Like many others who have commented on Miley Cyrus’ VMA performance this past weekend I too have some deep concerns; however, those concerns do not run in the same vein as the supposed news mavens, YouTube gurus and etiquette pundits. What currently passes for “expert” opinion on Ms. Cyrus’ performance is devoted to the “how could such a good girl go so wrong?” school of criticism technique.  After all, she was a “Disney product”, pure as “Ivory soap”.  Did you see those hip movements?  They were so sexually suggestive! The dancing; wait a minute!, what dancing? That was exhibitionism!  Miley found a way to out Madonna Madonna! Who does she think she is, prancing around in her underwear?  And the people in the audience, did you see them, with mouths gapping wide.... a true OMG moment! Did your kids see this?  What are we to tell them now? Fourteen and fifteen year olds grew up wanting to be just like Hannah Montana.   Oh, woe are we!

I have a few choice questions and comments for those who have offered their surface criticism of Miley Cyrus over the past week: Where the heck have you people been for the last 20 years?  What rock have you been sleeping under that you could not see the potential of such a performance as was given by Miley on the MTV, VMA Awards show? Have you not heard of popular music stars such as Nicki Minaj, Snoop Dogg, Dr. Dre, Britney Spears, Lady Gaga, Beyonce, etc.?  Relative to modern day video music selections of the same hip hop genre, what in Ms Cyrus' performance or the performances of those who danced and sang with her surprised you?  Have you no awareness of the depths to which American music, culture and character has sunk?  How many of you have gone to a dance featuring songs with far worse lyrics and grinded the night away?  If we are all so oblivious to the world around us how could a “hit song” by Lady Gaga called “Pokerface” get over 162 million hits on YouTube?
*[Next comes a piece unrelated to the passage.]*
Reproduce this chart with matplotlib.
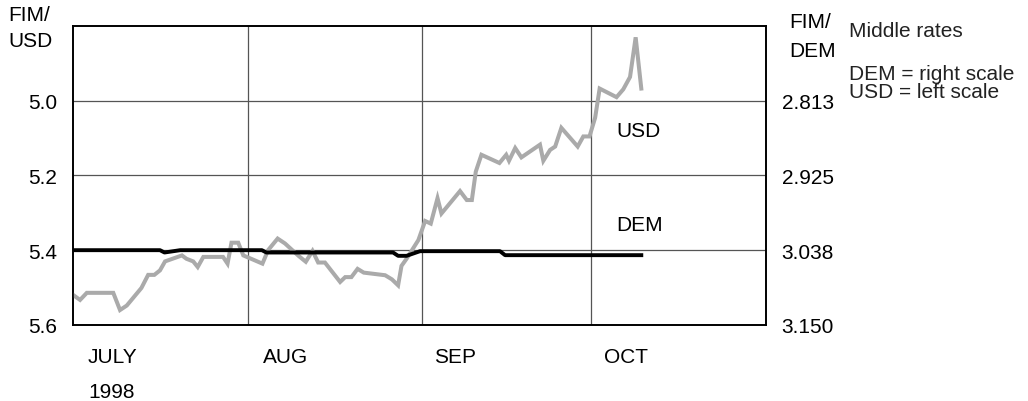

What a bunch of hypocrites we are becoming! If we were to hold a mirror up in the face of our society would we see the strong faces that made this nation? Or the loving ones who helped to raise us and thought we held such promise?  Or even the person we once were who dreamed great things, held inside hoping for that one break or wonderful moment when we could let our light shine?

On August the 27th, the day after the real firestorm surrounding the Miley Cyrus VMA performance hit, the Wall Street Journal (WSJ) published an Op-Ed piece by journalist Juan Williams at the bottom of page A15.  The article was entitled: “Songs of the Summer of 1963 …and 2013”

( http://online.wsj.com/article/SB10001424127887324619504579028691595414868.html) The article juxtaposed the aura of those folk songs so filled with hope, longing for justice and faith in the future, surrounding and accompanying Dr. Martin Luther King, Jr.’s “I Have a Dream” speech held on August 28, 1963 with the current genre of hip-hop selections that are filled with sex, violence, bigotry and greed. For examples of the lyrics of the time in 1963, Mr. Williams refers to the songs of Bob dylan, Joan Baez, Woody Guthrie, Johnny Cash, Sam Cooke, Curtis Mayfield and the vocal group Peter, Paul and Mary.  The WSJ  Op-Ed article is well worth reading if you have not already done so.  And, it goes a long way to explaining how far we have come from that day in 1963 to this past weekend when Miley Cyrus was led into a production for the VMAs that was at once both an affront to common decency and the epitome of the “the best” that our egocentric,  jaded,  entertainment-driven culture is capable of producing.   We have become a nation of schizophrenics fully aware of the damage we do through our base treatments of others yet craving all the more excess and hyperbole.   That is why the same pundits that castigate Miley Cyrus for her actions at the VMA show this year will probably find themselves at some nightspot this weekend grinding the night away to the sound of Lil Wayne as he croons about “hoes” and bitches”.  That is also why we all need to seriously rethink the direction of our culture and our society.